## EXERCISE GOAL:
Write out the listing below exactly, and omit any images you find in it.

## GIVEN INFORMATION:
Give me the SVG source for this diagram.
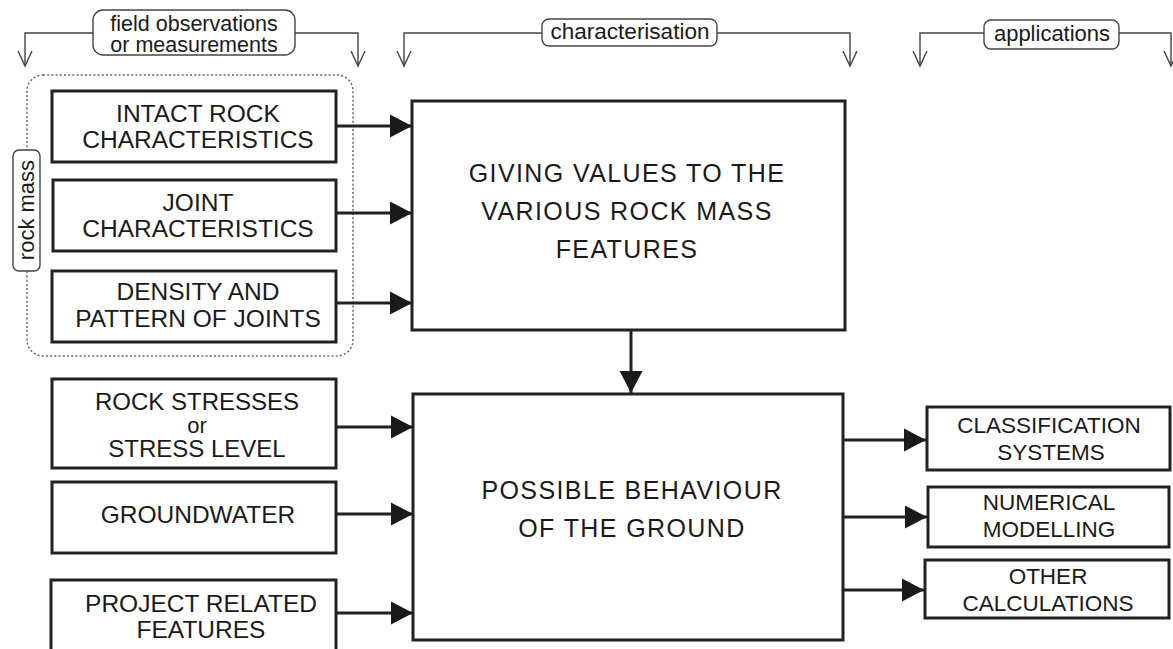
<svg xmlns="http://www.w3.org/2000/svg" width="1173" height="649" viewBox="0 0 1173 649">
<style>
  .box { fill: #fff; stroke: #222; stroke-width: 3; }
  .big { fill: #fff; stroke: #222; stroke-width: 3; }
  .t { font-family: "Liberation Sans", Arial, sans-serif; fill: #1a1a1a; text-anchor: middle; }
  .lt { font-size: 24.5px; }
  .bt { font-size: 25px; letter-spacing: 1.4px; }
  .rt { font-size: 22.5px; }
  .ht { font-size: 22px; }
  .conn { fill: none; stroke: #222; stroke-width: 3; }
  .brk { fill: none; stroke: #444; stroke-width: 1.4; }
  .lab { fill: #fff; stroke: #444; stroke-width: 1.4; }
  .dot { fill: none; stroke: #666; stroke-width: 1.5; stroke-dasharray: 2 2.2; }
</style>
<defs>
  <marker id="ah" markerUnits="userSpaceOnUse" markerWidth="23" markerHeight="24" refX="22" refY="11.5" orient="auto" overflow="visible">
    <path d="M0,0 L22,11.5 L0,23 z" fill="#1a1a1a"/>
  </marker>
  <marker id="ov" markerUnits="userSpaceOnUse" markerWidth="17" markerHeight="16" refX="15" refY="7" orient="auto" overflow="visible">
    <path d="M0,0 L15,7 L0,14" fill="none" stroke="#444" stroke-width="1.4"/>
  </marker>
</defs>
<rect width="1173" height="649" fill="#fff"/>

<!-- header brackets -->
<g id="headers">
  <path class="brk" d="M93,33 H25 V66" marker-end="url(#ov)"/>
  <path class="brk" d="M295,33 H358 V66" marker-end="url(#ov)"/>
  <rect class="lab" x="93" y="10" width="202" height="45" rx="10"/>
  <text class="t" x="194" y="30.5" style="font-size:21.5px">field observations</text>
  <text class="t" x="194" y="51.5" style="font-size:21.5px">or measurements</text>

  <path class="brk" d="M542,33 H404 V66" marker-end="url(#ov)"/>
  <path class="brk" d="M717,33 H850 V66" marker-end="url(#ov)"/>
  <rect class="lab" x="542" y="19" width="175" height="27" rx="7"/>
  <text class="t ht" x="630" y="39" style="font-size:22.5px">characterisation</text>

  <path class="brk" d="M984,33 H920 V66" marker-end="url(#ov)"/>
  <path class="brk" d="M1119,33 H1171 V66" marker-end="url(#ov)"/>
  <rect class="lab" x="984" y="20" width="135" height="29" rx="7"/>
  <text class="t ht" x="1052" y="41">applications</text>
</g>

<!-- rock mass group -->
<g id="rockmass">
  <rect class="dot" x="27" y="75" width="326" height="281" rx="16"/>
  <rect class="lab" x="13" y="150" width="27" height="121" rx="6"/>
  <text class="t ht" transform="translate(34,210) rotate(-90)" x="0" y="0">rock mass</text>
</g>

<g id="intact">
  <rect class="box" x="52" y="91" width="284" height="71"/>
  <text class="t lt" x="198" y="122">INTACT ROCK</text>
  <text class="t lt" x="198" y="148">CHARACTERISTICS</text>
</g>
<g id="joint">
  <rect class="box" x="53" y="180" width="283" height="71"/>
  <text class="t lt" x="198" y="211">JOINT</text>
  <text class="t lt" x="198" y="237">CHARACTERISTICS</text>
</g>
<g id="density">
  <rect class="box" x="52" y="271" width="284" height="71"/>
  <text class="t lt" x="198" y="300">DENSITY AND</text>
  <text class="t lt" x="198" y="327">PATTERN OF JOINTS</text>
</g>
<g id="stresses">
  <rect class="box" x="52" y="379" width="284" height="89"/>
  <text class="t" x="197" y="410" style="font-size:24px">ROCK STRESSES</text>
  <text class="t" x="197" y="433" style="font-size:22px">or</text>
  <text class="t" x="197" y="457" style="font-size:24px">STRESS LEVEL</text>
</g>
<g id="groundwater">
  <rect class="box" x="52" y="482" width="284" height="71"/>
  <text class="t lt" x="198" y="523">GROUNDWATER</text>
</g>
<g id="project">
  <rect class="box" x="51" y="580" width="285" height="80"/>
  <text class="t lt" x="201" y="612">PROJECT RELATED</text>
  <text class="t lt" x="201" y="638">FEATURES</text>
</g>

<g id="giving">
  <rect class="big" x="412" y="101" width="433" height="229"/>
  <text class="t bt" x="627" y="182">GIVING VALUES TO THE</text>
  <text class="t bt" x="627" y="220">VARIOUS ROCK MASS</text>
  <text class="t bt" x="627" y="258">FEATURES</text>
</g>
<g id="behaviour">
  <rect class="big" x="413" y="394" width="430" height="246"/>
  <text class="t bt" x="632" y="499">POSSIBLE BEHAVIOUR</text>
  <text class="t bt" x="632" y="537">OF THE GROUND</text>
</g>

<g id="classification">
  <rect class="box" x="927" y="407" width="243" height="63"/>
  <text class="t rt" x="1049" y="433">CLASSIFICATION</text>
  <text class="t rt" x="1051" y="460">SYSTEMS</text>
</g>
<g id="numerical">
  <rect class="box" x="928" y="487" width="241" height="60"/>
  <text class="t rt" x="1049" y="510">NUMERICAL</text>
  <text class="t rt" x="1049" y="537">MODELLING</text>
</g>
<g id="other">
  <rect class="box" x="925" y="560" width="244" height="58"/>
  <text class="t rt" x="1048" y="584">OTHER</text>
  <text class="t rt" x="1048" y="611">CALCULATIONS</text>
</g>

<!-- connectors -->
<g id="connectors">
  <line class="conn" x1="336" y1="126" x2="412" y2="126" marker-end="url(#ah)"/>
  <line class="conn" x1="336" y1="213" x2="412" y2="213" marker-end="url(#ah)"/>
  <line class="conn" x1="336" y1="303" x2="412" y2="303" marker-end="url(#ah)"/>
  <line class="conn" x1="631" y1="330" x2="631" y2="393" marker-end="url(#ah)"/>
  <line class="conn" x1="336" y1="427" x2="413" y2="427" marker-end="url(#ah)"/>
  <line class="conn" x1="336" y1="514" x2="413" y2="514" marker-end="url(#ah)"/>
  <line class="conn" x1="336" y1="613" x2="413" y2="613" marker-end="url(#ah)"/>
  <line class="conn" x1="843" y1="440" x2="926" y2="440" marker-end="url(#ah)"/>
  <line class="conn" x1="843" y1="517" x2="927" y2="517" marker-end="url(#ah)"/>
  <line class="conn" x1="843" y1="590" x2="924" y2="590" marker-end="url(#ah)"/>
</g>
</svg>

## SOLUTION:
Give me the SVG source for this diagram.
<svg xmlns="http://www.w3.org/2000/svg" width="1173" height="649" viewBox="0 0 1173 649">
<style>
  .box { fill: #fff; stroke: #222; stroke-width: 3; }
  .big { fill: #fff; stroke: #222; stroke-width: 3; }
  .t { font-family: "Liberation Sans", Arial, sans-serif; fill: #1a1a1a; text-anchor: middle; }
  .lt { font-size: 24.5px; }
  .bt { font-size: 25px; letter-spacing: 1.4px; }
  .rt { font-size: 22.5px; }
  .ht { font-size: 22px; }
  .conn { fill: none; stroke: #222; stroke-width: 3; }
  .brk { fill: none; stroke: #444; stroke-width: 1.4; }
  .lab { fill: #fff; stroke: #444; stroke-width: 1.4; }
  .dot { fill: none; stroke: #666; stroke-width: 1.5; stroke-dasharray: 2 2.2; }
</style>
<defs>
  <marker id="ah" markerUnits="userSpaceOnUse" markerWidth="23" markerHeight="24" refX="22" refY="11.5" orient="auto" overflow="visible">
    <path d="M0,0 L22,11.5 L0,23 z" fill="#1a1a1a"/>
  </marker>
  <marker id="ov" markerUnits="userSpaceOnUse" markerWidth="17" markerHeight="16" refX="15" refY="7" orient="auto" overflow="visible">
    <path d="M0,0 L15,7 L0,14" fill="none" stroke="#444" stroke-width="1.4"/>
  </marker>
</defs>
<rect width="1173" height="649" fill="#fff"/>

<!-- header brackets -->
<g id="headers">
  <path class="brk" d="M93,33 H25 V66" marker-end="url(#ov)"/>
  <path class="brk" d="M295,33 H358 V66" marker-end="url(#ov)"/>
  <rect class="lab" x="93" y="10" width="202" height="45" rx="10"/>
  <text class="t" x="194" y="30.5" style="font-size:21.5px">field observations</text>
  <text class="t" x="194" y="51.5" style="font-size:21.5px">or measurements</text>

  <path class="brk" d="M542,33 H404 V66" marker-end="url(#ov)"/>
  <path class="brk" d="M717,33 H850 V66" marker-end="url(#ov)"/>
  <rect class="lab" x="542" y="19" width="175" height="27" rx="7"/>
  <text class="t ht" x="630" y="39" style="font-size:22.5px">characterisation</text>

  <path class="brk" d="M984,33 H920 V66" marker-end="url(#ov)"/>
  <path class="brk" d="M1119,33 H1171 V66" marker-end="url(#ov)"/>
  <rect class="lab" x="984" y="20" width="135" height="29" rx="7"/>
  <text class="t ht" x="1052" y="41">applications</text>
</g>

<!-- rock mass group -->
<g id="rockmass">
  <rect class="dot" x="27" y="75" width="326" height="281" rx="16"/>
  <rect class="lab" x="13" y="150" width="27" height="121" rx="6"/>
  <text class="t ht" transform="translate(34,210) rotate(-90)" x="0" y="0">rock mass</text>
</g>

<g id="intact">
  <rect class="box" x="52" y="91" width="284" height="71"/>
  <text class="t lt" x="198" y="122">INTACT ROCK</text>
  <text class="t lt" x="198" y="148">CHARACTERISTICS</text>
</g>
<g id="joint">
  <rect class="box" x="53" y="180" width="283" height="71"/>
  <text class="t lt" x="198" y="211">JOINT</text>
  <text class="t lt" x="198" y="237">CHARACTERISTICS</text>
</g>
<g id="density">
  <rect class="box" x="52" y="271" width="284" height="71"/>
  <text class="t lt" x="198" y="300">DENSITY AND</text>
  <text class="t lt" x="198" y="327">PATTERN OF JOINTS</text>
</g>
<g id="stresses">
  <rect class="box" x="52" y="379" width="284" height="89"/>
  <text class="t" x="197" y="410" style="font-size:24px">ROCK STRESSES</text>
  <text class="t" x="197" y="433" style="font-size:22px">or</text>
  <text class="t" x="197" y="457" style="font-size:24px">STRESS LEVEL</text>
</g>
<g id="groundwater">
  <rect class="box" x="52" y="482" width="284" height="71"/>
  <text class="t lt" x="198" y="523">GROUNDWATER</text>
</g>
<g id="project">
  <rect class="box" x="51" y="580" width="285" height="80"/>
  <text class="t lt" x="201" y="612">PROJECT RELATED</text>
  <text class="t lt" x="201" y="638">FEATURES</text>
</g>

<g id="giving">
  <rect class="big" x="412" y="101" width="433" height="229"/>
  <text class="t bt" x="627" y="182">GIVING VALUES TO THE</text>
  <text class="t bt" x="627" y="220">VARIOUS ROCK MASS</text>
  <text class="t bt" x="627" y="258">FEATURES</text>
</g>
<g id="behaviour">
  <rect class="big" x="413" y="394" width="430" height="246"/>
  <text class="t bt" x="632" y="499">POSSIBLE BEHAVIOUR</text>
  <text class="t bt" x="632" y="537">OF THE GROUND</text>
</g>

<g id="classification">
  <rect class="box" x="927" y="407" width="243" height="63"/>
  <text class="t rt" x="1049" y="433">CLASSIFICATION</text>
  <text class="t rt" x="1051" y="460">SYSTEMS</text>
</g>
<g id="numerical">
  <rect class="box" x="928" y="487" width="241" height="60"/>
  <text class="t rt" x="1049" y="510">NUMERICAL</text>
  <text class="t rt" x="1049" y="537">MODELLING</text>
</g>
<g id="other">
  <rect class="box" x="925" y="560" width="244" height="58"/>
  <text class="t rt" x="1048" y="584">OTHER</text>
  <text class="t rt" x="1048" y="611">CALCULATIONS</text>
</g>

<!-- connectors -->
<g id="connectors">
  <line class="conn" x1="336" y1="126" x2="412" y2="126" marker-end="url(#ah)"/>
  <line class="conn" x1="336" y1="213" x2="412" y2="213" marker-end="url(#ah)"/>
  <line class="conn" x1="336" y1="303" x2="412" y2="303" marker-end="url(#ah)"/>
  <line class="conn" x1="631" y1="330" x2="631" y2="393" marker-end="url(#ah)"/>
  <line class="conn" x1="336" y1="427" x2="413" y2="427" marker-end="url(#ah)"/>
  <line class="conn" x1="336" y1="514" x2="413" y2="514" marker-end="url(#ah)"/>
  <line class="conn" x1="336" y1="613" x2="413" y2="613" marker-end="url(#ah)"/>
  <line class="conn" x1="843" y1="440" x2="926" y2="440" marker-end="url(#ah)"/>
  <line class="conn" x1="843" y1="517" x2="927" y2="517" marker-end="url(#ah)"/>
  <line class="conn" x1="843" y1="590" x2="924" y2="590" marker-end="url(#ah)"/>
</g>
</svg>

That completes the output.